“When I was a boy of 14, my father was so ignorant I could hardly stand to have the old man around. But when I got to be 21, I was astonished at how much the old man had learned in seven years.” - Attributed (probably spuriously) to Mark Twain
The usual explanation for this is that teenagers are too foolish to understand the advice of their elders. But there’s another obvious explanation: their parents accumulate life experience that makes them wiser over those seven years.
Not all experience is created equal, and the rearing of a child all the way to adulthood is likely a substantial source of new wisdom and experience that are difficult to acquire in other ways beforehand.
When I was a child, I felt like my grandfather had a lot more perspective to offer than my father had. Some of this might just have been a different context for our interactions; most of my interactions with my dad were about day-to-day stuff. But some of this might have been that my grandfather actually had more experience.
As I talk with my dad now, it seems more and more clear that he has some sorts of wisdom and perspective I wasn’t aware of earlier. For instance, it seems like he’s more aware than before that when you have a child, you’re not buying into some set lifestyle, but instead you’re buying a chance at a highly uncertain set of outcomes. This makes me more relaxed about talking with him, because it feels more like if I do things he doesn’t agree with, he knew this was part of the deal in advance.
My mom has also talked about acquiring wisdom that she didn’t have before, in ways that have made conversations with her go better. For instance, I think we’ve both recently learned a lot about setting boundaries.
If this hypothesis is true, then the natural thing to do is to tell kids, not to listen to their parents more, but to listen to people of their grandparents’ generation more, to the extent that they’re available. It also seems like I should prioritize making more friends who are at least a few decades older than I am.
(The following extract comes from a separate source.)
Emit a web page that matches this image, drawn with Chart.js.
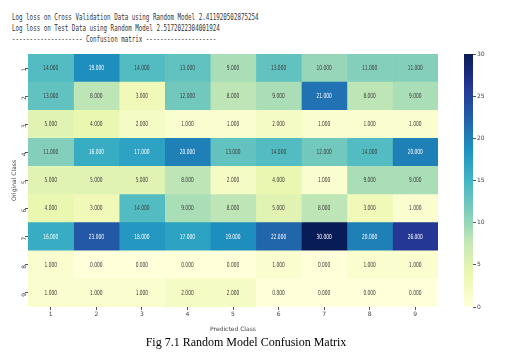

To the extent that this hypothesis is true, we should expect the last child in a long series to report this effect less than firstborns. So, my questions for you are:
- How many years between your parents’ firstborn and your birth? (0 if you were a firstborn.)
- How true does Twain’s observation seem for you, that parents seem to get wiser over time?
14 years between my parents' firstborn and me. I saw my mom undergo a lot of growth throughout my life. Probably has something to do with the fact that she had a divorce and remarried early in my life, and had a lot of personal growth to do after that (doing higher education). I feel she is still somewhat immature for someone her age.
My stepdad hasn't grown much; I think I respected him a lot throughout my life. If anything it might be a bit less now, because I think I've grown beyond him in some ways. Same with my dad and my stepmother.
OTOH with the grandparents I knew, I respected them more over time, but I think that may have been because they didn't like children very much, so we got along better as I got older.
0 years, and it seems dead wrong. My parents seem less wise, less knowledgeable, generally less helpful as resources now, when I am 25, than they did years ago.
When I was 14, I frequently got angry at my parents for not treating me as an equal or potential equal, and not listening to me when I told them why I thought they should. But when they weren't talking down to me, their advice was helpful and we had interesting conversations. When I was 21, they had stopped talking down to me, so I wasn't angry as often, but still seemed to be giving the same advice as years ago, which had stopped being useful. I also was starting to build up my own worldview, and when I gave reasons for it they mostly fell on deaf ears. Now I am 25, and that trend has accelerated: the advice more and more seems stale, when I get it, and they more and more seem too firmly stuck to their old beliefs and immovable by new information.
When I was 21 was probably a local maximum in perception of wisdom, though. But that's lack of anger making me able to engage with them more seriously, not any actual increase in wisdom.
What this view suggests is that engaging with many distinct people significantly older than you just enough to get an hour each of frank conversation and advice is probably about as valuable as cultivating long-term relationships with each of them.
0 and i think i also see the opposite effect. I've noticed over time that some of the nudges I got when i was younger are in fact very much needed, but horribly executed. I don't see the my parents growing very much as people, and over time i only grow more aware of and disillusioned with their stagnant perspective.